The resulting pin output frequency is 3.16 MHz, but this time it’s highly asymmetric:

The “on” and “off” times differ, because one of the two state changes is always followed by a jump, back to the beginning of the loop. This loop takes 5 cycles.

This can be mitigated by unrolling the loop again, then it becomes a “bursty” 8 MHz:

Now the compiler does the right thing, inlining each pin change. But a continuous 50% duty cycle is not possible with a loop. For that, you will need a hardware timer.

Nevertheless, not bad - a toggle rate approaching 8 MHz is as good as it can possibly be, using a single machine instruction to change each pin state.

There’s more going on

If we increase the clock speed to 168 MHz, the above will scale accordingly, i.e. a toggle rate approaching 84 MHz can be achieved.

But this masks an important feature of the STM32 µC chips.
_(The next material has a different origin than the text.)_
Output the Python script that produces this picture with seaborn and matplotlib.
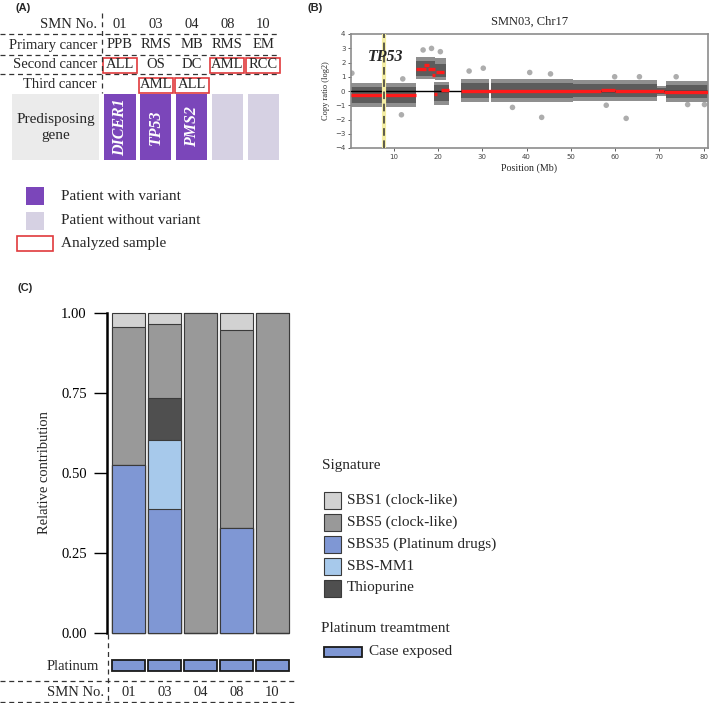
import matplotlib
matplotlib.use('Agg')
import matplotlib.pyplot as plt
import matplotlib.patches as mpatches
import numpy as np
import pandas as pd
import seaborn as sns

sns.set_theme(style='white')
plt.rcParams['font.family'] = ['Liberation Serif', 'DejaVu Sans']

W, H = 709, 703

# ---------------- panel A data
smn_ids = ['01', '03', '04', '08', '10']
primary_cancer = ['PPB', 'RMS', 'MB', 'RMS', 'EM']
second_cancer = ['ALL', 'OS', 'DC', 'AML', 'RCC']
third_cancer = ['', 'AML', 'ALL', '', '']
predisposing_gene = ['DICER1', 'TP53', 'PMS2', '', '']
analyzed_second = [True, False, False, True, True]
analyzed_third = [False, True, True, False, False]

# ---------------- panel B data (SMN03, chr17)
seg_start = [0.3, 15.0, 16.8, 17.8, 18.7, 19.0, 19.6, 20.7, 25.2, 56.8, 59.9, 71.0]
seg_end = [15.0, 17.2, 18.0, 19.3, 19.4, 19.8, 21.3, 22.5, 56.8, 59.9, 71.0, 81.0]
seg_log2 = [-0.30, 1.55, 1.85, 1.55, 1.15, -0.20, 1.35, 0.05, 0.0, 0.10, 0.02, -0.05]

cloud_start = [0.3, 15.0, 19.4, 19.0, 25.2, 32.0, 50.5, 69.5, 71.5]
cloud_end = [15.0, 19.3, 21.7, 22.4, 31.6, 50.5, 69.5, 71.5, 81.0]
core_low = [-0.85, 1.05, 1.0, -0.7, -0.5, -0.5, -0.45, -0.2, -0.5]
core_high = [0.25, 2.1, 1.9, 0.4, 0.55, 0.55, 0.5, 0.2, 0.45]
halo_low = [-1.1, 0.85, 0.8, -1.0, -0.75, -0.8, -0.7, -0.35, -0.75]
halo_high = [0.55, 2.4, 2.3, 0.6, 0.85, 0.85, 0.8, 0.35, 0.7]

outlier_pos = [0.5, 11.7, 12.0, 16.6, 18.5, 20.5, 27.0, 30.2, 36.8, 40.7, 43.4,
               45.4, 58.0, 59.9, 62.5, 65.5, 73.8, 76.4, 80.2]
outlier_log2 = [1.25, -1.67, 0.85, 2.88, 2.99, 2.76, 1.4, 1.6, -1.15, 1.3, -1.85,
                1.2, -1.0, 1.0, -1.92, 1.0, 1.0, -0.95, -0.95]
tp53_pos = 7.7

# ---------------- panel C data
signatures = ['SBS35 (Platinum drugs)', 'SBS-MM1', 'Thiopurine',
              'SBS5 (clock-like)', 'SBS1 (clock-like)']
sbs35 = [0.524, 0.389, 0.0, 0.328, 0.0]
sbs_mm1 = [0.0, 0.213, 0.0, 0.0, 0.0]
thiopurine = [0.0, 0.132, 0.0, 0.0, 0.0]
sbs5 = [0.432, 0.232, 1.0, 0.619, 1.0]
sbs1 = [0.044, 0.034, 0.0, 0.053, 0.0]
platinum_exposed = [1, 1, 1, 1, 1]

sig_colors = {'SBS1 (clock-like)': '#d2d2d2', 'SBS5 (clock-like)': '#999999',
              'SBS35 (Platinum drugs)': '#7f97d4', 'SBS-MM1': '#a7c9eb',
              'Thiopurine': '#4f4f4f'}
legend_order = ['SBS1 (clock-like)', 'SBS5 (clock-like)', 'SBS35 (Platinum drugs)',
                'SBS-MM1', 'Thiopurine']

PURPLE = '#7b46ba'
LAVENDER = '#d6d1e3'
RED = '#e03a3c'
DASH = (0, (4, 3))


def px_rect(x0, y0, x1, y1):
    return [x0 / W, 1 - y1 / H, (x1 - x0) / W, (y1 - y0) / H]


fig = plt.figure(figsize=(W / 100, H / 100), dpi=100)
bg = fig.add_axes([0, 0, 1, 1])
bg.set_xlim(0, W)
bg.set_ylim(H, 0)
bg.axis('off')

panel_font = dict(family='Liberation Sans', fontweight='bold', fontsize=8, va='center')
bg.text(16, 8, '(A)', **panel_font)
bg.text(307, 8, '(B)', **panel_font)
bg.text(17, 288, '(C)', **panel_font)

# ---------------- panel A: table
col_x = [120 + 35.8 * i for i in range(len(smn_ids))]
rows = [('SMN No.', smn_ids, 24), ('Primary cancer', primary_cancer, 45),
        ('Second cancer', second_cancer, 65), ('Third cancer', third_cancer, 85)]
for label, vals, y in rows:
    bg.text(97, y, label, ha='right', va='center', fontsize=10.5)
    for cx, v in zip(col_x, vals):
        bg.text(cx, y, v, ha='center', va='center', fontsize=10.5)

for y in [34, 54.5, 73.5]:
    bg.plot([0, 277], [y, y], ls=DASH, color='#333333', lw=0.9)
bg.plot([102, 102], [13, 93], ls=DASH, color='#333333', lw=0.9)

for flags, y in [(analyzed_second, 65), (analyzed_third, 85)]:
    for cx, f in zip(col_x, flags):
        if f:
            bg.add_patch(mpatches.Rectangle((cx - 17, y - 7.5), 34, 15, fill=False,
                                            ec=RED, lw=1.2))

bg.add_patch(mpatches.Rectangle((12, 94), 87, 66, fc='#ebebeb', ec='none'))
bg.text(55.5, 127, 'Predisposing\ngene', ha='center', va='center', fontsize=11,
        linespacing=1.3)

ax_gene = fig.add_axes(px_rect(col_x[0] - 17.9, 94, col_x[-1] + 17.9, 160))
gene_colors = [PURPLE if g else LAVENDER for g in predisposing_gene]
sns.barplot(x=smn_ids, y=[1] * len(smn_ids), hue=smn_ids, palette=gene_colors,
            legend=False, width=0.866, saturation=1, linewidth=0, ax=ax_gene)
for i, g in enumerate(predisposing_gene):
    if g:
        ax_gene.text(i, 0.5, g, rotation=90, color='white', fontweight='bold',
                     style='italic', fontsize=11.5, ha='center', va='center')
ax_gene.set_xlim(-0.5, len(smn_ids) - 0.5)
ax_gene.set_ylim(0, 1)
ax_gene.axis('off')

# panel A legend
bg.add_patch(mpatches.Rectangle((26, 187), 18, 18, fc=PURPLE, ec='none'))
bg.add_patch(mpatches.Rectangle((26, 212), 18, 18, fc=LAVENDER, ec='none'))
bg.add_patch(mpatches.Rectangle((17, 236), 36, 15, fill=False, ec=RED, lw=1.2))
bg.text(61, 196, 'Patient with variant', va='center', fontsize=11)
bg.text(61, 220, 'Patient without variant', va='center', fontsize=11)
bg.text(61, 243, 'Analyzed sample', va='center', fontsize=11)

# ---------------- panel B: copy ratio
ax_b = fig.add_axes(px_rect(351, 34, 708, 148))
for s, e, lo, hi in zip(cloud_start, cloud_end, halo_low, halo_high):
    ax_b.fill_between([s, e], [lo, lo], [hi, hi], color='#8f8f8f', lw=0, zorder=1)
for s, e, lo, hi in zip(cloud_start, cloud_end, core_low, core_high):
    ax_b.fill_between([s, e], [lo, lo], [hi, hi], color='#5c5c5c', lw=0, zorder=2)
sns.scatterplot(x=outlier_pos, y=outlier_log2, color='#8a8a8a', alpha=0.7, s=16,
                edgecolor='none', ax=ax_b, zorder=2)
ax_b.axhline(0, color='black', lw=1.0, zorder=3)
ax_b.hlines(seg_log2, seg_start, seg_end, color='#ff1a1a', lw=2.4, zorder=4)
ax_b.axvline(tp53_pos, color='#f4eea4', lw=3, zorder=5)
ax_b.axvline(tp53_pos, color='#333333', lw=1.1, ls=(0, (5, 3)), zorder=6)
ax_b.text(tp53_pos + 0.4, 2.4, 'TP53', fontsize=11.5, fontweight='bold', style='italic',
          ha='center', va='center', zorder=7)
ax_b.set_xlim(0.3, 81)
ax_b.set_ylim(-4, 4)
ax_b.set_xticks(range(10, 81, 10))
ax_b.set_yticks(range(-4, 5))
ax_b.tick_params(labelsize=5, length=2, width=0.6, colors='#444444', pad=2,
                 left=True, bottom=True)
for t in ax_b.get_xticklabels() + ax_b.get_yticklabels():
    t.set_family('DejaVu Sans')
for sp in ax_b.spines.values():
    sp.set_color('#8c8c8c')
    sp.set_linewidth(1.2)
ax_b.set_title('SMN03, Chr17', fontsize=9, pad=6.5)
ax_b.set_xlabel('Position (Mb)', fontsize=7.2, labelpad=3)
ax_b.set_ylabel('Copy ratio (log2)', fontsize=6, labelpad=4)

# ---------------- panel C: signature contributions
bar_pitch = 36
ax_c = fig.add_axes(px_rect(107.5, 313, 128.5 + 4.5 * bar_pitch, 633))
ax_c.patch.set_visible(False)
df_sig = pd.DataFrame({'smn': smn_ids, 'SBS35 (Platinum drugs)': sbs35,
                       'SBS-MM1': sbs_mm1, 'Thiopurine': thiopurine,
                       'SBS5 (clock-like)': sbs5, 'SBS1 (clock-like)': sbs1})
cum = df_sig[signatures].cumsum(axis=1)
for sig in reversed(signatures):
    sns.barplot(x=df_sig['smn'], y=cum[sig], color=sig_colors[sig], width=0.92,
                saturation=1, edgecolor='#3a3a3a', linewidth=0.8, ax=ax_c)
ax_c.set_xlim(-21 / bar_pitch, 4.5)
ax_c.set_ylim(0, 1)
ax_c.set_yticks([0, 0.25, 0.5, 0.75, 1.0])
ax_c.set_yticklabels(['0.00', '0.25', '0.50', '0.75', '1.00'])
ax_c.set_xticks([])
ax_c.set_xlabel('')
ax_c.set_ylabel('Relative contribution', fontsize=10.5, labelpad=7)
for side in ['top', 'right', 'bottom']:
    ax_c.spines[side].set_visible(False)
ax_c.spines['left'].set_linewidth(1.8)
ax_c.spines['left'].set_color('black')
ax_c.tick_params(axis='y', left=True, length=9.5, width=1.0, pad=5.5, labelsize=10.5,
                 colors='black')
for p in ax_c.patches:
    p.set_clip_on(False)

ax_plat = fig.add_axes(px_rect(107.5, 660, 128.5 + 4.5 * bar_pitch, 671))
ax_plat.patch.set_visible(False)
sns.barplot(x=smn_ids, y=platinum_exposed, color=sig_colors['SBS35 (Platinum drugs)'],
            width=0.92, saturation=1, edgecolor='#1a1a1a', linewidth=1.3, ax=ax_plat)
ax_plat.set_xlim(-21 / bar_pitch, 4.5)
ax_plat.set_ylim(0, 1)
ax_plat.axis('off')
for p in ax_plat.patches:
    p.set_clip_on(False)

bg.text(99, 667, 'Platinum', ha='right', va='center', fontsize=10.5)
bg.text(104, 692, 'SMN No.', ha='right', va='center', fontsize=10.5)
for i, s in enumerate(smn_ids):
    bg.text(128.5 + bar_pitch * i, 692, s, ha='center', va='center', fontsize=10.5)
bg.plot([0, 294], [681, 681], ls=DASH, color='#333333', lw=0.9)
bg.plot([0, 294], [701.5, 701.5], ls=DASH, color='#333333', lw=0.9)
bg.plot([108, 108], [634, 703], ls=DASH, color='#333333', lw=0.9)

# panel C legend
bg.text(322, 465, 'Signature', va='center', fontsize=11)
for k, sig in enumerate(legend_order):
    y = 500 + 22 * k
    bg.add_patch(mpatches.Rectangle((324, y - 8.5), 17, 17, fc=sig_colors[sig],
                                    ec='#3a3a3a', lw=0.8))
    bg.text(347, y, sig, va='center', fontsize=11)
bg.text(321, 629, 'Platinum treamtment', va='center', fontsize=11)
bg.add_patch(mpatches.Rectangle((324, 647), 38, 10,
                                fc=sig_colors['SBS35 (Platinum drugs)'],
                                ec='#1a1a1a', lw=1.3))
bg.text(369, 652, 'Case exposed', va='center', fontsize=11)

fig.savefig('out.png', dpi=100)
Normally, code is executed from flash memory. Perhaps not widely known, flash memory is quite slow, at least compared to the ≈ 6 ns (168 MHz) cycle times of an F407 running at full speed. So slow in fact, that at 168 MHz, 5 extra “wait states” (i.e. clock cycles doing nothing) have to automatically be inserted for each flash memory access.
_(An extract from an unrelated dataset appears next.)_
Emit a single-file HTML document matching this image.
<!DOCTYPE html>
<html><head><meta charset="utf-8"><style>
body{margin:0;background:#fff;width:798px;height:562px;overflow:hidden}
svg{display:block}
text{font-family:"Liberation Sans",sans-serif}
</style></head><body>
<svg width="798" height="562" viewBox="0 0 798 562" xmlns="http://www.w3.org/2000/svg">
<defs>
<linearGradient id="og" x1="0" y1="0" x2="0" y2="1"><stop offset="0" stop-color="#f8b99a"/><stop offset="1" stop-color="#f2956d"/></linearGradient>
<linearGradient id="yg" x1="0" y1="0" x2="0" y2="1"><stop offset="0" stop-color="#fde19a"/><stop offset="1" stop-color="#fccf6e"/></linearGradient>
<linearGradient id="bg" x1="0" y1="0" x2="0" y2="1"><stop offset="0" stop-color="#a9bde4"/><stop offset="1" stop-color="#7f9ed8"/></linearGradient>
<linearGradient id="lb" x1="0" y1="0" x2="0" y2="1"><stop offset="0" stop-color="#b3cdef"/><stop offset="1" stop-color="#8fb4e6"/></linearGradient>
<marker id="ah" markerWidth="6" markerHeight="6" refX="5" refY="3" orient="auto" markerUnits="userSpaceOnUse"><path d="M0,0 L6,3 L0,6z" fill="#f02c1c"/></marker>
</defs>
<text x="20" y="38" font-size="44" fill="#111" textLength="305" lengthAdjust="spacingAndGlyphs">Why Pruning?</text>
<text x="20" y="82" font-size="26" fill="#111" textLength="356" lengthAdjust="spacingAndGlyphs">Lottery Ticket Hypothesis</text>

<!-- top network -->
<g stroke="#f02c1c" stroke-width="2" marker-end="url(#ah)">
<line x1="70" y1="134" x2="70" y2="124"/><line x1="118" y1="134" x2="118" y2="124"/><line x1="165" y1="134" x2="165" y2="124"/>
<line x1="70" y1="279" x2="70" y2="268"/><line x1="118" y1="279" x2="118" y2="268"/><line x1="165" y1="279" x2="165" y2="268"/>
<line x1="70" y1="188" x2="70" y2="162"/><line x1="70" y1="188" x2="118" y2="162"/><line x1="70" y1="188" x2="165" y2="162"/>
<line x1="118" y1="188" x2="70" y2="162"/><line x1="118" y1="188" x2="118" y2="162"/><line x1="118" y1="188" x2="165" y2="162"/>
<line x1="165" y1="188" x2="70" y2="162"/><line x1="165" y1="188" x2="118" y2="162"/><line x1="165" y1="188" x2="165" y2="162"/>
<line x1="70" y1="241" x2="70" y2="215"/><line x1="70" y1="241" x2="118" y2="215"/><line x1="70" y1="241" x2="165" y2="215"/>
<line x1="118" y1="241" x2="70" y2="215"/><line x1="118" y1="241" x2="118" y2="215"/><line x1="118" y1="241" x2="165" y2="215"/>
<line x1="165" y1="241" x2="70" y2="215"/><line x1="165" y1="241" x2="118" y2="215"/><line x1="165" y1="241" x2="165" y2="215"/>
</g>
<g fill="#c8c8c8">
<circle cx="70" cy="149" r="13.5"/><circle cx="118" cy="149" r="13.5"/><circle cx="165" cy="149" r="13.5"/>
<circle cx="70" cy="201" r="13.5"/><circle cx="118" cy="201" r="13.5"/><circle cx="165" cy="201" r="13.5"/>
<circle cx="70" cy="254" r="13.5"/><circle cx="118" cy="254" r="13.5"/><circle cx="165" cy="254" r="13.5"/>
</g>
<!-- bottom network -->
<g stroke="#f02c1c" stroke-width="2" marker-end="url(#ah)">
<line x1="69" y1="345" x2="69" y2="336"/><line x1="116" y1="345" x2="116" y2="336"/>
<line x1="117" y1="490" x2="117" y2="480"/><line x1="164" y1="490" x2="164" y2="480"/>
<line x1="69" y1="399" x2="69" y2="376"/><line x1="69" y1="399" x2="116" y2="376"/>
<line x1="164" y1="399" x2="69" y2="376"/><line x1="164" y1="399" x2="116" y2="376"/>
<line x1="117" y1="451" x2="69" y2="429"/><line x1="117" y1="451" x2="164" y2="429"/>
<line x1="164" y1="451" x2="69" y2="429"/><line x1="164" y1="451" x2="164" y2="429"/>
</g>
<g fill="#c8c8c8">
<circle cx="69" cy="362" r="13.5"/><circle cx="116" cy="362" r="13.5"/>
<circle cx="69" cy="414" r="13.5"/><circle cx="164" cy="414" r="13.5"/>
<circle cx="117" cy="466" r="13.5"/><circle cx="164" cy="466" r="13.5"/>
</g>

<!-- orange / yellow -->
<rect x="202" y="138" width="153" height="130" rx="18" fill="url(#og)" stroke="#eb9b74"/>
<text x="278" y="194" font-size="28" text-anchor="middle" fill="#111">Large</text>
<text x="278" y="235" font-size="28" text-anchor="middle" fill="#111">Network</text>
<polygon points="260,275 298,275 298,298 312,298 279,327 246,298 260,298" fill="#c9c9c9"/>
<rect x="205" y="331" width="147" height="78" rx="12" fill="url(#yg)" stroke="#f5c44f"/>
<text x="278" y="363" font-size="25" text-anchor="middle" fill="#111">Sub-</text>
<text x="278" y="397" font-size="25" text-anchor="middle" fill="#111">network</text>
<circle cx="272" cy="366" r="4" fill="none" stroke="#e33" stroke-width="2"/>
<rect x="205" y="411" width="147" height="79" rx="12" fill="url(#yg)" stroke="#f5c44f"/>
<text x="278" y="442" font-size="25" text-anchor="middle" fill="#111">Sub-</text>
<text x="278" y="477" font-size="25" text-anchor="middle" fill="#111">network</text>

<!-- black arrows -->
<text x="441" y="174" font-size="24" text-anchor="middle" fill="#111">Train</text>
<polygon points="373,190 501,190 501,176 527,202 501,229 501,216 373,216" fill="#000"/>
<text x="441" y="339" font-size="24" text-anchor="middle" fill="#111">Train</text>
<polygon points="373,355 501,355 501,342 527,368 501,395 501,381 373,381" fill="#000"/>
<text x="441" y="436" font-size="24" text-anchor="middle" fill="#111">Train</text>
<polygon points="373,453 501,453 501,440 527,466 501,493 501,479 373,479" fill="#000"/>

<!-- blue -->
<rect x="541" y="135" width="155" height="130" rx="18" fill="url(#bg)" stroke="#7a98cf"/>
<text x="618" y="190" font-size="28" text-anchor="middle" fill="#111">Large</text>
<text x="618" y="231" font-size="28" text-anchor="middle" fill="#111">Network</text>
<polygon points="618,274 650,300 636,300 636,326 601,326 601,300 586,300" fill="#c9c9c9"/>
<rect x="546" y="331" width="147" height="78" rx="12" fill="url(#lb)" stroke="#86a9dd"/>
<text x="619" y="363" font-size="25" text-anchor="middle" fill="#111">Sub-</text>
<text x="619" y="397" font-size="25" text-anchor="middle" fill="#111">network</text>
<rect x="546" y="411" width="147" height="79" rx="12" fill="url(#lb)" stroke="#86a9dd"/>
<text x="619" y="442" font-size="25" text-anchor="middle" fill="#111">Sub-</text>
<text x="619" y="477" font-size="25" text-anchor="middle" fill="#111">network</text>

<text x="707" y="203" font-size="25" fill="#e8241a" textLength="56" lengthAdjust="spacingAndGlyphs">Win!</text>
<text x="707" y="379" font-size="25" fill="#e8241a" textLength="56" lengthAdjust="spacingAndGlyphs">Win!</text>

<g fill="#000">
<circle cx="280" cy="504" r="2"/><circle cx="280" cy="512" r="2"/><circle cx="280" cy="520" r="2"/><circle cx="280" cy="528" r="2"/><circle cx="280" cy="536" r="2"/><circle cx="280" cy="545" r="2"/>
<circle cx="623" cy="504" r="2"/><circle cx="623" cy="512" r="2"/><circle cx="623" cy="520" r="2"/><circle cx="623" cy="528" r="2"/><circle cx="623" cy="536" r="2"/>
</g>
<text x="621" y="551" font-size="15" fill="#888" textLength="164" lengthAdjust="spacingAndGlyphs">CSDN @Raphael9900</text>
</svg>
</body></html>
The optimised solution created by STM is the “Adaptive real-time memory accelerator” (ART Accelerator). Here is what it does, taken from the STM32F407 datasheet:

To release the processor full 210 DMIPS performance at this frequency, the accelerator implements an instruction prefetch queue and branch cache, which increases program execution speed from the 128-bit Flash memory. Based on CoreMark benchmark, the performance achieved thanks to the ART accelerator is equivalent to 0 wait state program execution from Flash memory at a CPU frequency up to 168 MHz.
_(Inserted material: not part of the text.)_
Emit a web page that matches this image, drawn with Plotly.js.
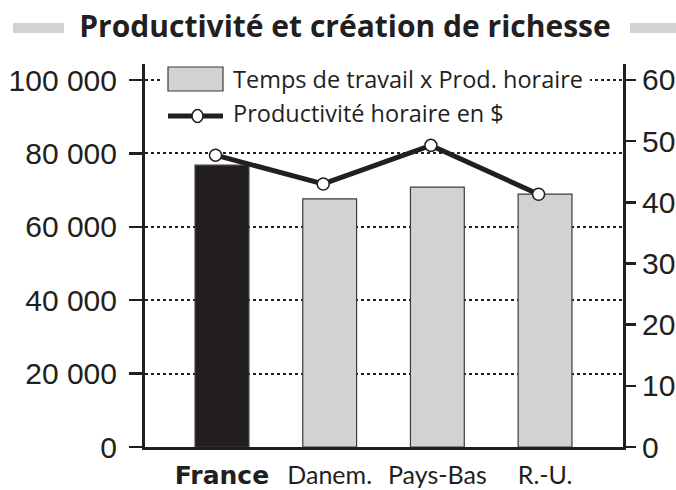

The F407’s ART logic is not enabled on power-up. Three hardware bits have to be set:

    *((volatile uint32_t*) 0x40023C00) |= (0b111<<8);

When all instructions fit into the built-in caches, flash memory access times won’t slow us down. As expected, the loop instruction counts match the number of clock cycles.

For a chip of a few dollars, such multi-MHz performance levels are quite impressive.